At the same time, the silver industry, which had declined dramatically
during and after the Independence War, started to rebound.
By 1877-1878, silver alone accounted for 60 percent of the value of all
Mexican exports.
During the Mexican Revolution (1910-1920), Zacatecas, with its central location in the Republic, was unable to escape the devastation of war. In June 1914, the City of Zacatecas was the center of national attention when the city was taken by Pancho Villa and his Dorados in the famous battle known as La Toma de Zacatecas (The Taking of Zacatecas) . The City of Zacatecas, now a town of 30,000, witnessed the largest and bloodiest battle that took place in the fighting against General Victoriano Huerta. When the battle ended, some 7,000 soldiers lay dead. In addition, 5,000 combatants were wounded and a large number of civilians were injured or killed. Today, Zacatecas has more than fifteen mining districts which yield silver, lead, zinc, gold, phosphorite, wollastonite, fluorite, and barium.
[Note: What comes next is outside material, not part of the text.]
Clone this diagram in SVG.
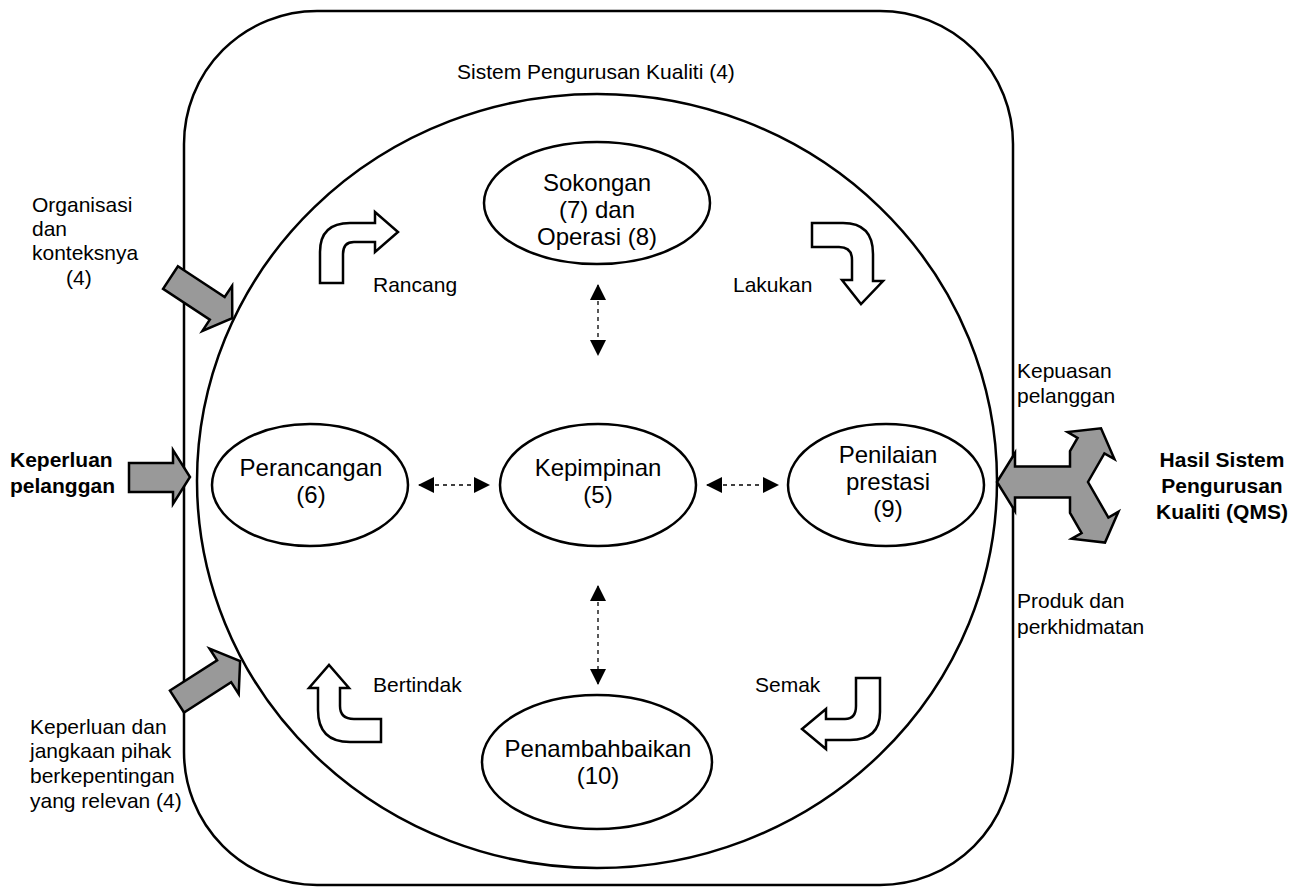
<svg xmlns="http://www.w3.org/2000/svg" width="1302" height="888" viewBox="0 0 1302 888">
<style>
.line{fill:none;stroke:#000;stroke-width:2.5}
.node{fill:#fff;stroke:#000;stroke-width:2.5}
.gray{fill:#999;stroke:#000;stroke-width:2.5;stroke-linejoin:miter}
.hollow{fill:#fff;stroke:#000;stroke-width:2.5;stroke-linejoin:miter}
.dash{fill:none;stroke:#000;stroke-width:1.3;stroke-dasharray:4 4}
.t{font-family:"Liberation Sans",Arial,sans-serif;font-size:21px;fill:#000}
.b{font-weight:bold}
.n{font-family:"Liberation Sans",Arial,sans-serif;font-size:24px;fill:#000;text-anchor:middle}
</style>
<defs>
<marker id="ah" markerUnits="userSpaceOnUse" markerWidth="16" markerHeight="16" viewBox="0 0 16 16" refX="15" refY="8" orient="auto-start-reverse">
<path d="M0,0 L16,8 L0,16 Z" fill="#000"/>
</marker>
</defs>
<rect id="qms-frame" x="184" y="11" width="829" height="874" rx="133" ry="133" class="line"/>
<ellipse id="cycle" cx="597" cy="481" rx="400" ry="387" class="line"/>
<text class="t" x="457" y="79">Sistem Pengurusan Kualiti (4)</text>

<g id="node-sokongan">
<ellipse cx="597" cy="203" rx="113" ry="61" class="node"/>
<text class="n" x="597" y="191">Sokongan</text>
<text class="n" x="597" y="218">(7) dan</text>
<text class="n" x="597" y="245">Operasi (8)</text>
</g>
<g id="node-perancangan">
<ellipse cx="310" cy="485" rx="98" ry="61" class="node"/>
<text class="n" x="311" y="476">Perancangan</text>
<text class="n" x="311" y="503">(6)</text>
</g>
<g id="node-kepimpinan">
<ellipse cx="598" cy="485" rx="98" ry="61" class="node"/>
<text class="n" x="598" y="476">Kepimpinan</text>
<text class="n" x="598" y="503">(5)</text>
</g>
<g id="node-penilaian">
<ellipse cx="886" cy="485" rx="98" ry="61" class="node"/>
<text class="n" x="888" y="463">Penilaian</text>
<text class="n" x="888" y="490">prestasi</text>
<text class="n" x="888" y="517">(9)</text>
</g>
<g id="node-penambahbaikan">
<ellipse cx="597" cy="762" rx="115" ry="67" class="node"/>
<text class="n" x="598" y="757">Penambahbaikan</text>
<text class="n" x="598" y="784">(10)</text>
</g>

<g id="connectors">
<line class="dash" x1="419" y1="485" x2="489" y2="485" marker-start="url(#ah)" marker-end="url(#ah)"/>
<line class="dash" x1="707" y1="485" x2="778" y2="485" marker-start="url(#ah)" marker-end="url(#ah)"/>
<line class="dash" x1="598" y1="285" x2="598" y2="355" marker-start="url(#ah)" marker-end="url(#ah)"/>
<line class="dash" x1="598" y1="586" x2="598" y2="684" marker-start="url(#ah)" marker-end="url(#ah)"/>
</g>

<g id="cycle-arrows">
<path class="hollow" d="M320,283 L320,252 Q320,223 350,223 L375,223 L375,212 L398,232 L375,252 L375,242 L354,242 Q343,242 343,254 L343,283 Z"/>
<path class="hollow" d="M812,223 L843,223 Q873,223 873,254 L873,281 L883,281 L861,304 L842,280 L852,280 L852,260 Q852,247 839,247 L812,247 Z"/>
<path class="hollow" d="M318,688 L309,688 L329,665 L349,688 L340,688 L340,706 Q340,719 354,719 L381,719 L381,742 L350,742 Q318,742 318,710 Z"/>
<path class="hollow" d="M856,678 L880,678 L880,712 Q880,740 850,740 L826,740 L826,749 L802,729 L826,709 L826,719 L845,719 Q856,719 856,706 Z"/>
<text class="t" x="373" y="292">Rancang</text>
<text class="t" x="733" y="292">Lakukan</text>
<text class="t" x="373" y="692">Bertindak</text>
<text class="t" x="755" y="692">Semak</text>
</g>

<g id="inputs">
<polygon class="gray" transform="translate(170.5,277.5) rotate(33.4)" points="0,-13.5 56,-13.5 56,-27 74,0 56,27 56,13.5 0,13.5"/>
<polygon class="gray" points="129,463 173,463 173,450 190,477 173,504 173,492 129,492"/>
<polygon class="gray" transform="translate(177,701.5) rotate(-32.7)" points="0,-13 56,-13 56,-27 75,0 56,27 56,13 0,13"/>
<text class="t" x="32" y="212">Organisasi</text>
<text class="t" x="32" y="236">dan</text>
<text class="t" x="32" y="260">konteksnya</text>
<text class="t" x="66" y="285">(4)</text>
<text class="t b" x="10" y="467">Keperluan</text>
<text class="t b" x="10" y="493">pelanggan</text>
<text class="t" x="30" y="734">Keperluan dan</text>
<text class="t" x="30" y="758">jangkaan pihak</text>
<text class="t" x="30" y="783">berkepentingan</text>
<text class="t" x="30" y="808">yang relevan (4)</text>
</g>

<g id="outputs">
<polygon class="gray" points="997,482 1015,453 1015,466.5 1070,466.5 1070,451 1077.6,437.9 1067.6,432.1 1101,428.3 1114.4,459.1 1104.4,453.4 1088,482 1108.4,517.6 1118.4,511.8 1105,542.6 1071.6,538.8 1081.6,533 1070,513 1070,497.5 1015,497.5 1015,511"/>
<text class="t" x="1017" y="378">Kepuasan</text>
<text class="t" x="1017" y="403">pelanggan</text>
<text class="t b" x="1222" y="467" text-anchor="middle">Hasil Sistem</text>
<text class="t b" x="1222" y="493" text-anchor="middle">Pengurusan</text>
<text class="t b" x="1222" y="519" text-anchor="middle">Kualiti (QMS)</text>
<text class="t" x="1017" y="608">Produk dan</text>
<text class="t" x="1017" y="634">perkhidmatan</text>
</g>
</svg>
The Zacatecas region hosts the Fresnillo and Zacatecas silver mines which combined have produced over 1.5 billion ounces of silver to date. As a matter of fact, thanks to Zacatecas, even today Mexico is the largest producer of silver in the world, contributing 17% of the world's total output.
Sources:
Katz, Friedrich, The Life and Times of Pancho
Villa. Stanford, California:
Stanford University Press, 1998. Mexico Online,
"State Profile (Zacatecas)." Houston, Texas:Mexico Online,
1995.Olague, Jesus et al., Breve Historia de Zacatecas.
Mexico City, 1996.
Powell, Philip Wayne. Soldiers,
Indians and Silver:North America's First
Frontier War. Tempe, Arizona:Center for Latin American Studies, Arizona
State University, 1973.
Wasserman, Mark.
Everyday Life and Politics in Nineteenth Century Mexico:
Men, Women, and War.
Albuquerque:The University of New Mexico Press, 2000.